By the time of Geoffrey Chaucer, who was writing in the closing years of the fourteenth century, the competing claims of Old English and Norman French were over, and Middle English was firmly established – a language that, with a little effort on the part of the reader, can still be understood today.
*
Although Chaucer is rightly celebrated for his classic works, most notably The Canterbury Tales, we should not forget that he also contributed to the slow but steady growth in the understanding of Britain’s birdlife. The ornithologist and broadcaster James Fisher described him as an ‘ornithological hero’, and while this may be a slight overstatement, it does have some validity. As Fisher points out, Chaucer not only knew the names of more than forty species of birds, he also added several others to the embryonic list of birds seen in Britain, which by the time of his death in 1400 had reached the landmark 100 species.

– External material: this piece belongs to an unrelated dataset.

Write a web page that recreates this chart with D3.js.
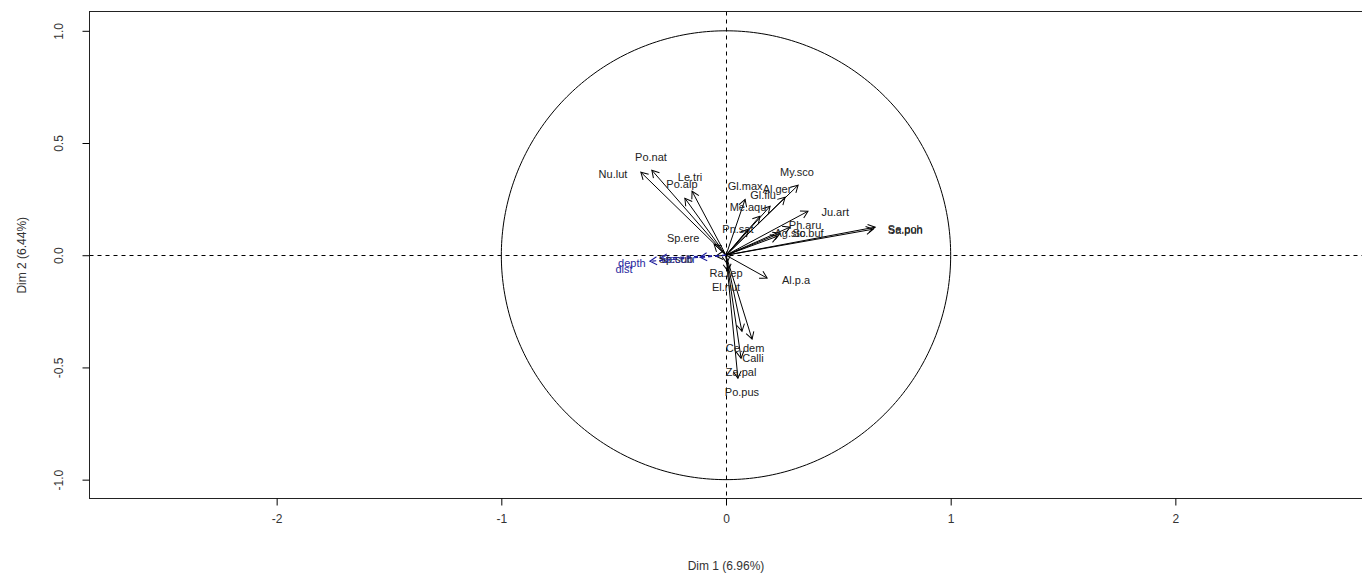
<!DOCTYPE html>
<html><head><meta charset="utf-8">
<script src="https://cdn.jsdelivr.net/npm/d3@7"></script>
<style>body{margin:0;background:#fff}svg text{font-family:"Liberation Sans",Arial,sans-serif}</style>
</head><body>
<svg id="c" width="1362" height="579"></svg>
<script>
// Active variables: name, arrow tip (Dim1, Dim2), label anchor (Dim1, Dim2)
const varNames = ["Nu.lut","Po.nat","Le.tri","Po.alp","Sp.ere","Sp.sub","My.sco","Al.ger","Gl.max","Gl.flu","Me.aqu","Ju.art","Ph.aru","Pn.sat","Ag.sto","Sc.buf","Se.poh","Sa.pun","Ra.rep","El.nut","Al.p.a","Ce.dem","Calli","Za.pal","Po.pus"];
const dim1 = [-0.379,-0.330,-0.151,-0.183,-0.053,-0.045,0.321,0.263,0.085,0.196,0.151,0.365,0.285,0.098,0.241,0.230,0.664,0.655,0.004,0.009,0.183,0.071,0.116,0.067,0.053];
const dim2 = [0.370,0.379,0.285,0.254,0.049,-0.004,0.312,0.258,0.249,0.218,0.174,0.196,0.125,0.116,0.098,0.085,0.125,0.116,-0.036,-0.071,-0.102,-0.339,-0.374,-0.459,-0.548];
const labX = [-0.503,-0.334,-0.160,-0.196,-0.191,-0.223,0.316,0.227,0.085,0.165,0.098,0.486,0.352,0.053,0.285,0.365,0.798,0.798,0.0,0.0,0.312,0.085,0.120,0.067,0.071];
const labY = [0.361,0.437,0.347,0.316,0.076,-0.018,0.370,0.294,0.307,0.267,0.214,0.191,0.134,0.116,0.098,0.098,0.116,0.111,-0.080,-0.143,-0.111,-0.414,-0.459,-0.521,-0.610];
// Supplementary variables (blue, dashed)
const supNames = ["depth","dist","Secchi"];
const supDim1 = [-0.294,-0.339,-0.116];
const supDim2 = [-0.013,-0.027,-0.009];
const supLabX = [-0.419,-0.454,-0.214];
const supLabY = [-0.036,-0.062,-0.018];
const xTicks = [-2,-1,0,1,2];
const yTicks = [-1.0,-0.5,0.0,0.5,1.0];
const xTitle = "Dim 1 (6.96%)";
const yTitle = "Dim 2 (6.44%)";

const svg = d3.select("#c");
const L = 89.5, R = 1362.5, T = 11.5, B = 498.5;
const x = d3.scaleLinear().domain([-2.833, 2.833]).range([L, R]);
const y = d3.scaleLinear().domain([-1.084, 1.086]).range([B, T]);
const hy = s => s.replace("\u2212", "-");

const defs = svg.append("defs");
function marker(id, color){
  defs.append("marker").attr("id", id).attr("viewBox","-10 -6 12 12")
    .attr("refX",0).attr("refY",0).attr("markerWidth",12).attr("markerHeight",12)
    .attr("markerUnits","userSpaceOnUse").attr("orient","auto")
    .append("path").attr("d","M-7,-4L0,0L-7,4").attr("fill","none")
    .attr("stroke",color).attr("stroke-width",1);
}
marker("ah","#000"); marker("ahb","#1a1a9a");

// dashed axes lines
svg.append("line").attr("x1",L).attr("x2",R).attr("y1",Math.round(y(0))+0.5).attr("y2",Math.round(y(0))+0.5)
  .attr("stroke","#000").attr("stroke-dasharray","4,4");
svg.append("line").attr("y1",T).attr("y2",B).attr("x1",Math.round(x(0))+0.5).attr("x2",Math.round(x(0))+0.5)
  .attr("stroke","#000").attr("stroke-dasharray","4,4");

// unit circle
const circ = d3.range(0, 361).map(a => [Math.cos(a*Math.PI/180), Math.sin(a*Math.PI/180)]);
svg.append("path").attr("d", d3.line().x(d=>x(d[0])).y(d=>y(d[1]))(circ))
  .attr("fill","none").attr("stroke","#000").attr("stroke-width",1);

// arrows
svg.append("g").selectAll("line").data(varNames).join("line")
  .attr("x1",x(0)).attr("y1",y(0))
  .attr("x2",(d,i)=>x(dim1[i])).attr("y2",(d,i)=>y(dim2[i]))
  .attr("stroke","#000").attr("stroke-width",1).attr("marker-end","url(#ah)");
svg.append("g").selectAll("line").data(supNames).join("line")
  .attr("x1",x(0)).attr("y1",y(0))
  .attr("x2",(d,i)=>x(supDim1[i])).attr("y2",(d,i)=>y(supDim2[i]))
  .attr("stroke","#1a1a9a").attr("stroke-width",1.2).attr("stroke-dasharray","4,3").attr("marker-end","url(#ahb)");

// labels
svg.append("g").selectAll("text").data(varNames).join("text")
  .attr("x",(d,i)=>x(labX[i])).attr("y",(d,i)=>y(labY[i])).attr("dy","0.35em")
  .attr("text-anchor","middle").attr("font-size",11).attr("fill","#222").text(d=>d);
svg.append("g").selectAll("text").data(supNames).join("text")
  .attr("x",(d,i)=>x(supLabX[i])).attr("y",(d,i)=>y(supLabY[i])).attr("dy","0.35em")
  .attr("text-anchor","middle").attr("font-size",11).attr("fill","#2a2aa0").text(d=>d);

// box
svg.append("rect").attr("x",L).attr("y",T).attr("width",R-L+2).attr("height",B-T)
  .attr("fill","none").attr("stroke","#222").attr("stroke-width",1);

// axes
const xa = svg.append("g").attr("transform",`translate(0,${B})`)
  .call(d3.axisBottom(x).tickValues(xTicks).tickSize(7).tickPadding(9).tickFormat(d=>hy(d3.format("d")(d))));
xa.select(".domain").remove();
xa.selectAll("text").attr("font-size",12).attr("fill","#333").attr("font-family","Liberation Sans, Arial");
const ya = svg.append("g").attr("transform",`translate(${L},0)`)
  .call(d3.axisLeft(y).tickValues(yTicks).tickSize(7).tickFormat(d=>hy(d3.format(".1f")(d))));
ya.select(".domain").remove();
ya.selectAll("text").attr("font-size",12).attr("fill","#333").attr("font-family","Liberation Sans, Arial")
  .attr("text-anchor","middle").attr("dy",0).attr("x",0)
  .attr("transform",function(){return "translate(-27,0) rotate(-90)";});

svg.append("text").attr("x",(x(0))).attr("y",570).attr("text-anchor","middle")
  .attr("font-size",12).attr("fill","#333").text(xTitle);
svg.append("text").attr("transform",`translate(26,${y(0)}) rotate(-90)`).attr("text-anchor","middle")
  .attr("font-size",12).attr("fill","#333").text(yTitle);
</script>
</body></html>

One of Chaucer’s best-known works, ‘The Parlement of Foules’, features more than thirty British birds, which have gathered together to choose their mates. These range in size from the robin to the swan, and include resident species like the lark and the lapwing, and migrants such as the turtle dove, cuckoo, nightingale and swallow, along with more exotic visitors (perhaps commoner in those days), including the stork and the crane.
But one common and widespread bird is missing from this otherwise comprehensive catalogue of species: the blackbird. Its absence conceals a fascinating story of one of the most profound changes of all: the switch from ‘fowl’, the standard word for all birds in Chaucer’s time, to the one we use today: ‘bird’.
*
Bird names don’t come much more basic than that of the most familiar member of the thrush family: the blackbird. It’s a bird, and it’s black. End of.
Except that, when you start to think about it, lots of other birds are black, too. Crows, rooks, ravens and jackdaws would also have been common, widespread and very familiar to our rural ancestors. So out of all these ‘black birds’, why did they choose just one species for this epithet?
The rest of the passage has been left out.